### What the exercise asks
Give back, unchanged, the line with "Write a Python", the line with "0.637, 0.583, 0.556, 0.481, 0.42, 0.387, 0.352]", and every line between them, and no other line.

Records with drawing code
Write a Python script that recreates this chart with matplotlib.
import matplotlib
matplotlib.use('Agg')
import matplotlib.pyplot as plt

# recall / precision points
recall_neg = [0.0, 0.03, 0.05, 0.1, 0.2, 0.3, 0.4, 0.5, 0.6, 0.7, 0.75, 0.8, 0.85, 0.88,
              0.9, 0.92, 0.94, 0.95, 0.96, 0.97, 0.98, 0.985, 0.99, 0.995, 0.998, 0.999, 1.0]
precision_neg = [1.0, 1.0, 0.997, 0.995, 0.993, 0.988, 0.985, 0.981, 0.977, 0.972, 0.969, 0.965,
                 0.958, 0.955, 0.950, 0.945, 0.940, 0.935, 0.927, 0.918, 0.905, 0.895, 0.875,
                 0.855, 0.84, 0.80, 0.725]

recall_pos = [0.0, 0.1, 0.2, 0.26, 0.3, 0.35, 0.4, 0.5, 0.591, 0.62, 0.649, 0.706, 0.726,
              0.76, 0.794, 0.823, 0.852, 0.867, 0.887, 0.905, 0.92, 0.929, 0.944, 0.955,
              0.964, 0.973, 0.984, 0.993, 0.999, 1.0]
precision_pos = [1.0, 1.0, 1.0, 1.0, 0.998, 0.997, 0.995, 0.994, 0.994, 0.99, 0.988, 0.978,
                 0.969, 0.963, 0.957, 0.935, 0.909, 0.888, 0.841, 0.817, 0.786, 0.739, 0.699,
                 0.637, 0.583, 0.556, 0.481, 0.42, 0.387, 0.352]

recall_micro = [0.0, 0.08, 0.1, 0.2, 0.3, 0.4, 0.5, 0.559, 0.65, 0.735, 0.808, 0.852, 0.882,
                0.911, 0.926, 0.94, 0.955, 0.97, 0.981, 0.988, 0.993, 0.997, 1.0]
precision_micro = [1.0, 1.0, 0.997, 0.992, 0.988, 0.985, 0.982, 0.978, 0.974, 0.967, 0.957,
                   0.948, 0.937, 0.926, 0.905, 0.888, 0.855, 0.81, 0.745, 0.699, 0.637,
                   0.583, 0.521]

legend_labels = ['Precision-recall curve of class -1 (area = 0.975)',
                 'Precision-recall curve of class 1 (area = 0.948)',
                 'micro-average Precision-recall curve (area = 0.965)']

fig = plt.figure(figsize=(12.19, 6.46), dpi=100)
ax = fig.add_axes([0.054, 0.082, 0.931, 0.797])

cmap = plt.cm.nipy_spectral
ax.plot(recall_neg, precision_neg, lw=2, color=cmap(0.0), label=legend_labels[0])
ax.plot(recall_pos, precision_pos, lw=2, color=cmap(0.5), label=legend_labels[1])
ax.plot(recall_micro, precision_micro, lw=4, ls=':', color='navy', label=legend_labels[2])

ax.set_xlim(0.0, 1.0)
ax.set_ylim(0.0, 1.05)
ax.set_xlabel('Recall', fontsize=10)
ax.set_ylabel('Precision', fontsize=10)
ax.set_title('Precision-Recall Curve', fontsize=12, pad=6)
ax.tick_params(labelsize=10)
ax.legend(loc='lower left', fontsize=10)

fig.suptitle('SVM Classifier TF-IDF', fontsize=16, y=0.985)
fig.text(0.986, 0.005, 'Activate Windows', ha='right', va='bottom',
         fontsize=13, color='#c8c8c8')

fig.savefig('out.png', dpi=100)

==

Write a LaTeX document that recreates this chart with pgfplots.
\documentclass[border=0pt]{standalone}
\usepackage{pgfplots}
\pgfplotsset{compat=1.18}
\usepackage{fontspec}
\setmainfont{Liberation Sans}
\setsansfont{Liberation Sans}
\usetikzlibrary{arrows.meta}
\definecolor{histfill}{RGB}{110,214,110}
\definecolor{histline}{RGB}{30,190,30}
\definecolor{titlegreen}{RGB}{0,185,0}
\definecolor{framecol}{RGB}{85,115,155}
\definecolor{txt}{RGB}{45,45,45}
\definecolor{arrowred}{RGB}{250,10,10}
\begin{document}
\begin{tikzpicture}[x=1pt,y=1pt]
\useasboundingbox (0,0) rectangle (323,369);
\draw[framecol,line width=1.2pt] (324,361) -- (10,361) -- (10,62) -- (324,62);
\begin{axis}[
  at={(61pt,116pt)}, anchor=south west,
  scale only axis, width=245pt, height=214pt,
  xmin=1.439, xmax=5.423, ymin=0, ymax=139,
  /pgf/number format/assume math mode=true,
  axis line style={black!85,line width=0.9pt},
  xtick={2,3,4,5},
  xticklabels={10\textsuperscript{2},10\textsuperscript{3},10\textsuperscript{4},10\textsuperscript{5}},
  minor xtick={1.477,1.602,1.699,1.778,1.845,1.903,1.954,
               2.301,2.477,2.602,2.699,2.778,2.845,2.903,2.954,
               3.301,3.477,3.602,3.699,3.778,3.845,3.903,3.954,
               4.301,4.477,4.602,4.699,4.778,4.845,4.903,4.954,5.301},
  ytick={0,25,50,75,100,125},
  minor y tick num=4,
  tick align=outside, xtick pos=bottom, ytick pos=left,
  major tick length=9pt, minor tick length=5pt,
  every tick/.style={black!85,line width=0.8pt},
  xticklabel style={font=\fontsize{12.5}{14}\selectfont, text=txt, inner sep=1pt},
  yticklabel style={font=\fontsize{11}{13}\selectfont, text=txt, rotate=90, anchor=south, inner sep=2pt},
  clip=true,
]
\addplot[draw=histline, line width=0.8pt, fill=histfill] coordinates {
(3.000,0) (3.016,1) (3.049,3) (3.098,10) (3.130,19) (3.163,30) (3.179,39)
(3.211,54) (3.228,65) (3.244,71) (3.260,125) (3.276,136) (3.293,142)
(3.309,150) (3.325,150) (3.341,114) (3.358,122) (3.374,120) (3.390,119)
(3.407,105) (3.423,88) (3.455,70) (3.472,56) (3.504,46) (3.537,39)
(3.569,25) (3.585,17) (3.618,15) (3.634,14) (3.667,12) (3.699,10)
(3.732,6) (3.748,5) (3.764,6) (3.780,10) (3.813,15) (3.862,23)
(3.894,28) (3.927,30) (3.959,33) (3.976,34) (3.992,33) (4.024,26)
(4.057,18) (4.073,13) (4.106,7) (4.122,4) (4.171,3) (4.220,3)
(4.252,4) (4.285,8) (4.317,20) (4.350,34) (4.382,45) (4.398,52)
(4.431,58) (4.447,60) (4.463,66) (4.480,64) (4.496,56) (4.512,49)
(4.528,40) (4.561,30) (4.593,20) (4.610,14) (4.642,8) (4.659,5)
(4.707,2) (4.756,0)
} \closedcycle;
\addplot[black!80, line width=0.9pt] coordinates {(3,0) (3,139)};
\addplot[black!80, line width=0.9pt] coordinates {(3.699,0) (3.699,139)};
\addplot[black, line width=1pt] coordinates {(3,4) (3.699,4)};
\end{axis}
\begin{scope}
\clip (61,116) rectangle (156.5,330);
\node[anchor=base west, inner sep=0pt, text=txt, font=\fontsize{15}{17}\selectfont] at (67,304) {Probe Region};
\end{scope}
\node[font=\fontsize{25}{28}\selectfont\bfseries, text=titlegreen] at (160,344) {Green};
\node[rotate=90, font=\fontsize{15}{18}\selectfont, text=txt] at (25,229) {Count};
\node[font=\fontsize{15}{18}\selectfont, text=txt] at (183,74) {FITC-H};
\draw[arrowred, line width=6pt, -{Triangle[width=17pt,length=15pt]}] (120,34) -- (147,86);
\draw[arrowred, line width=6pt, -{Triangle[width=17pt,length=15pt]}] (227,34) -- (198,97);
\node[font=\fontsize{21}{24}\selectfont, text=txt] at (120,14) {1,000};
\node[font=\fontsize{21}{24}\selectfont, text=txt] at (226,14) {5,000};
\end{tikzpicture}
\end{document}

### Reply to the exercise
Write a Python script that recreates this chart with matplotlib.
import matplotlib
matplotlib.use('Agg')
import matplotlib.pyplot as plt

# recall / precision points
recall_neg = [0.0, 0.03, 0.05, 0.1, 0.2, 0.3, 0.4, 0.5, 0.6, 0.7, 0.75, 0.8, 0.85, 0.88,
              0.9, 0.92, 0.94, 0.95, 0.96, 0.97, 0.98, 0.985, 0.99, 0.995, 0.998, 0.999, 1.0]
precision_neg = [1.0, 1.0, 0.997, 0.995, 0.993, 0.988, 0.985, 0.981, 0.977, 0.972, 0.969, 0.965,
                 0.958, 0.955, 0.950, 0.945, 0.940, 0.935, 0.927, 0.918, 0.905, 0.895, 0.875,
                 0.855, 0.84, 0.80, 0.725]

recall_pos = [0.0, 0.1, 0.2, 0.26, 0.3, 0.35, 0.4, 0.5, 0.591, 0.62, 0.649, 0.706, 0.726,
              0.76, 0.794, 0.823, 0.852, 0.867, 0.887, 0.905, 0.92, 0.929, 0.944, 0.955,
              0.964, 0.973, 0.984, 0.993, 0.999, 1.0]
precision_pos = [1.0, 1.0, 1.0, 1.0, 0.998, 0.997, 0.995, 0.994, 0.994, 0.99, 0.988, 0.978,
                 0.969, 0.963, 0.957, 0.935, 0.909, 0.888, 0.841, 0.817, 0.786, 0.739, 0.699,
                 0.637, 0.583, 0.556, 0.481, 0.42, 0.387, 0.352]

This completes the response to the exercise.